Turning now to the environment for large business taxpayers and corporate tax administration, it is clear that we face new and more challenging tax administration problems resulting from globalization, complexity of the Code, complexity of business transactions, and the growing book-tax gap.
First, tax administration is complicated by the rapid pace at which businesses are continuing to expand globally. A growing percentage of large and mid-size business tax filings are from multinational companies that have a myriad of subsidiaries and partnerships operating within an enterprise structure where the ultimate parent is as likely to be foreign as domestic. In addition, a growing number of U.S. businesses acquire raw materials, inventory, financing, products and services from foreign businesses. These events are natural outcomes of an increasingly global economy, and businesses have the right to optimize their global structures. Nonetheless, the complexities of globalization and cross-border activity continue to challenge the Code and U.S. tax administration. With multiple domestic and global tiered entities, it is often difficult to determine the full scope and resulting tax impact of a single transaction or series of transactions. Complexities of globalization and cross-border activity create opportunities for aggressive tax planning demonstrated in several of the international/global current compliance issues mentioned in this letter.
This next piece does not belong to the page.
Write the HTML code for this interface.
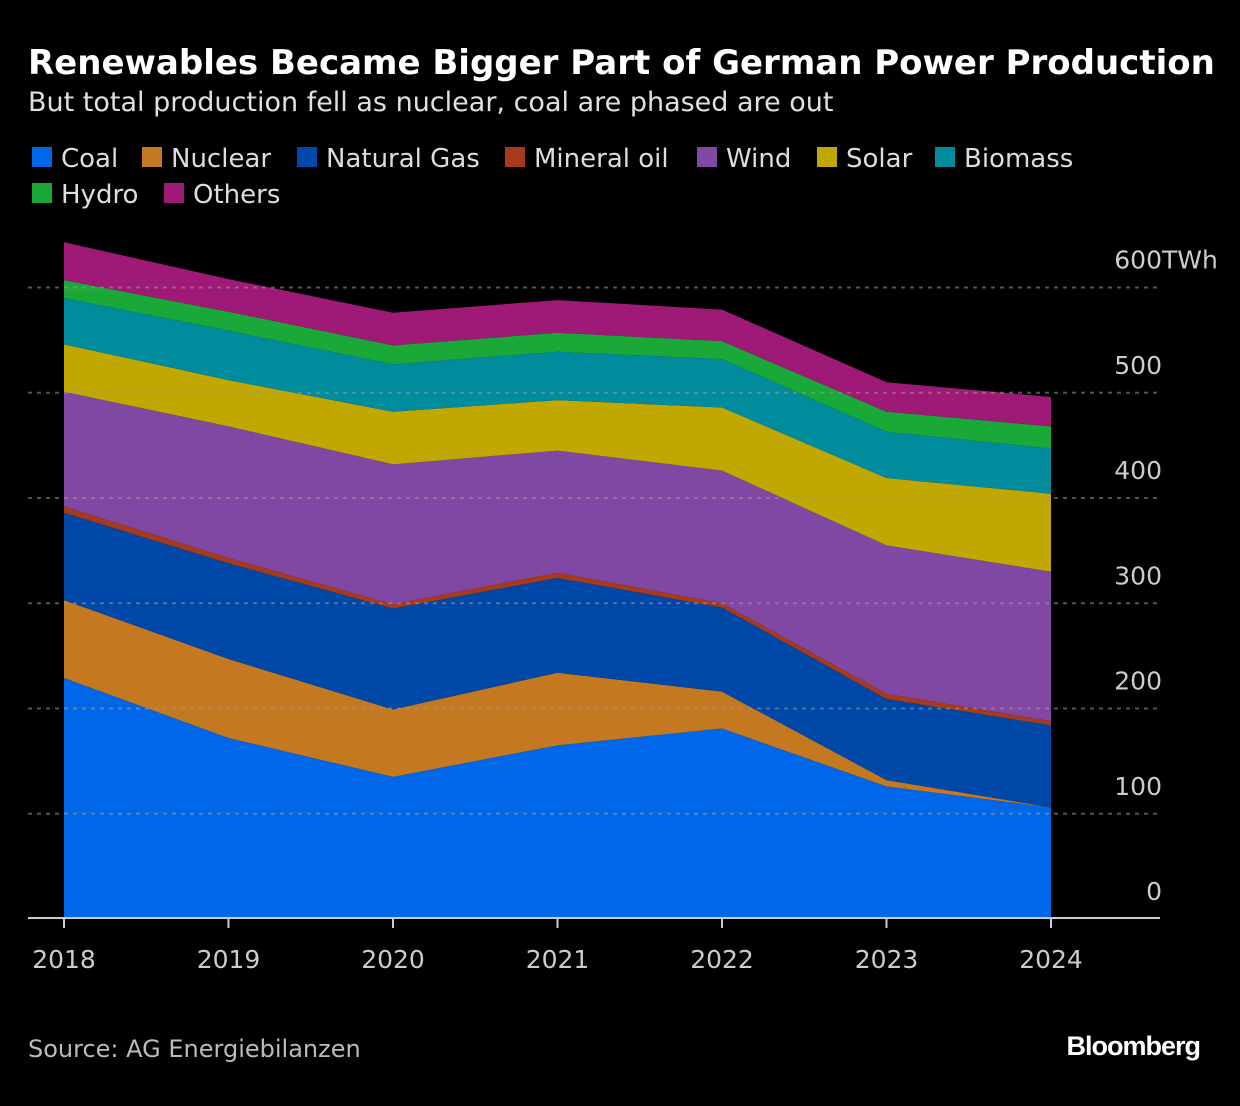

Second, the Internal Revenue Code continues to expand, becoming more complex and challenging to administer. Large businesses are able to utilize every available resource to explore opportunities to reduce their tax liability by using the most intricate and complicated Code provisions. Every new tax law, even those that are simple on their face, creates additional complexity while providing taxpayers with further tax planning opportunities adding to our challenges to administer the federal tax system. Changes to the tax law make it more difficult for us to treat similarly situated taxpayers in a consistent manner. Three of the current specific compliance issues mentioned in this letter arise from new Code provisions enacted by the AJCA.
Third, large businesses increasingly engage in sophisticated transactions for both non-tax purposes and tax purposes, resulting in complex relationships with multiple filing requirements. Tax administration continues to be challenged by the increasing number of high value, sometimes cross-border, mergers, acquisitions and other multifaceted international and domestic tiered transactions. The increasing volume and complexity of these transactions make it difficult for us to identify them and to effectively address them in a timely manner.
Fourth, companies strive to reflect the highest possible after-tax profits on their financial statements while at the same time being incentivized to report the lowest possible taxable income and tax liability. The difference between income reported by public companies to their shareholders and taxable income reported on their tax returns to the IRS has grown dramatically in recent years, from $79.0 billion in 1995 to $203.8 billion in 2002. The climb slowed in the period 2000-2002 when the economy cooled down and the equity markets declined. After the economy returned to a period of expansion and the equity markets recovered, the differential rose again to $266 billion in 2003.
Research indicates that book-tax differences sometimes indicate significant compliance risk, as is the case in many of the issues discussed in the compliance issues below. When the details of business transactions and book-tax differences are not visible to the IRS, the correct determination of tax can be jeopardized.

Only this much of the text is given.